Van Halen III
This is a tale of three vocalists and the guitar player who hired them. Van Halen I (1978-85): David Lee Roth was a bozo who couldn’t sing, but at least he was entertaining. Van Halen II (1985-96): Sammy Hagar was a bozo who could sing, but his by-the-numbers songwriting made Roth sound positively profound.
Which brings us to Van Halen III (1997-?), and new singer and lyricist Gary Cherone. Formerly of middling arena-rock band Extreme, Cherone sounds disconcertingly like Hagar, full of spleen-busting bluster and incapable of understatement. Though Van Halen III is conspicuously lacking in the frat-boy tomdroolery that so enamored Roth and Hagar to fans, it still contains its share of baying at the moon. “Press against your lips,” Cherone heaves as he closes in on a one-night stand in “From Afar,” “taste the sweetness of your breath.”
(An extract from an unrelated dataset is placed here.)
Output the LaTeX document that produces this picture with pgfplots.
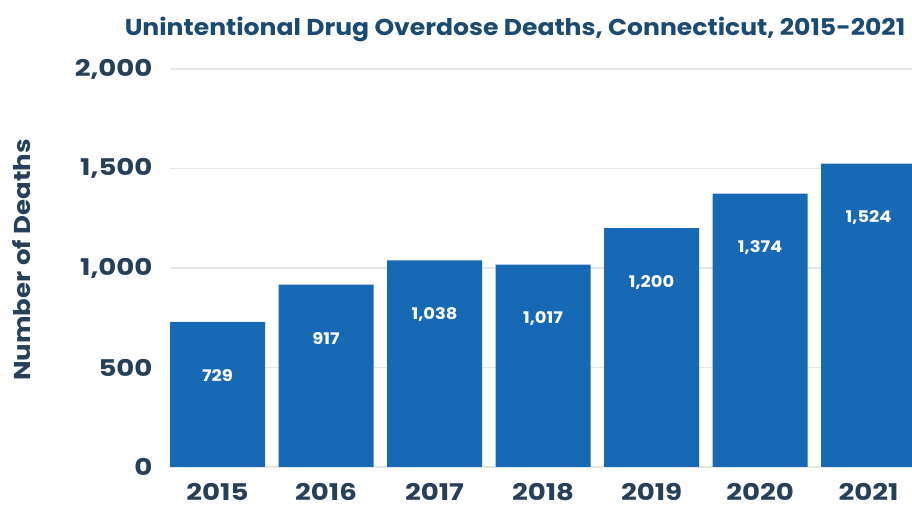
\documentclass[border=0pt]{standalone}
\usepackage{pgfplots}
\pgfplotsset{compat=1.18}
\usepackage{fontspec}
\setmainfont{Poppins}
\newfontfamily\tickf{Poppins}[FakeStretch=1.2]
\newfontfamily\titlef{Poppins}[FakeStretch=1.09]
\newfontfamily\ylabf{Poppins}[FakeStretch=1.13]
\newfontfamily\valf{Poppins}[FakeStretch=1.12]
\definecolor{barblue}{HTML}{1769B6}
\definecolor{titleblue}{HTML}{1B4A72}
\definecolor{ticknavy}{HTML}{27405A}
\definecolor{gridgray}{HTML}{E6E6E6}
\begin{document}
\begin{tikzpicture}[x=1pt,y=1pt]
\useasboundingbox (0,0) rectangle (912,508);
\begin{axis}[
  at={(170pt,41pt)}, anchor=south west,
  scale only axis, width=742pt, height=398pt,
  xmin=-0.4378, xmax=6.40, ymin=0, ymax=2000,
  axis line style={draw=none},
  ymajorgrids, grid style={gridgray, line width=1.2pt},
  ytick={0,500,1000,1500,2000},
  xtick={0,1,2,3,4,5,6},
  xticklabels={2015,2016,2017,2018,2019,2020,2021},
  tick style={draw=none},
  /pgf/number format/.cd, fixed, precision=0, 1000 sep={,}, assume math mode=true,
  /pgfplots/.cd,
  ticklabel style={font=\tickf\fontsize{23}{26}\selectfont\bfseries, text=ticknavy},
  yticklabel style={xshift=-14pt},
  xticklabel style={yshift=-9pt},
  ybar, bar width=95pt,
  nodes near coords,
  every node near coord/.append style={anchor=center, yshift=-54pt, text=white, font=\valf\fontsize{16}{19}\selectfont\bfseries},
  clip=true,
]
\addplot[fill=barblue, draw=none] coordinates {(0,729) (1,917) (2,1038) (3,1017) (4,1200) (5,1374) (6,1524)};
\end{axis}
\node[text=titleblue, font=\titlef\fontsize{23}{26}\selectfont\bfseries] at (515,479) {Unintentional Drug Overdose Deaths, Connecticut, 2015-2021};
\node[text=ticknavy, rotate=90, font=\ylabf\fontsize{23}{26}\selectfont\bfseries] at (22,248) {Number of Deaths};
\end{tikzpicture}
\end{document}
Every Van Halen singer has had the extreme good fortune to be associated with one of the virtuoso pop-music talents of the last twenty years, guitarist Eddie Van Halen, who has learned how to put his six-string artillery in the service of an increasingly broad range of songs. But ever since the commercial breakthrough of 1984, his ambitions have outrun his band’s ability to execute them. Cherone has one speed as a singer on III — pained exertion — and longtime bassist Michael Anthony and drummer Alex Van Halen sound as though they’re lumbering at any tempo. When the band plays it heavy, it mires itself in a Seventies tar pit, with only the chorus of “Without You” achieving any sort of pop resonance. Instead, the most thrilling moments are when Eddie Van Halen waves goodbye to the songs with his gloriously warped solos or when he abandons the notion of hard rock altogether. “Once” is an ambient piano-and-synth track with a lonely guitar circling overhead, and “How Many Say I” finds the guitarist singing in a disarmingly appealing, nicotine-stained voice over a moody piano melody. One can only hope this last number is a prelude to Eddie Van Halen I: The Solo Album.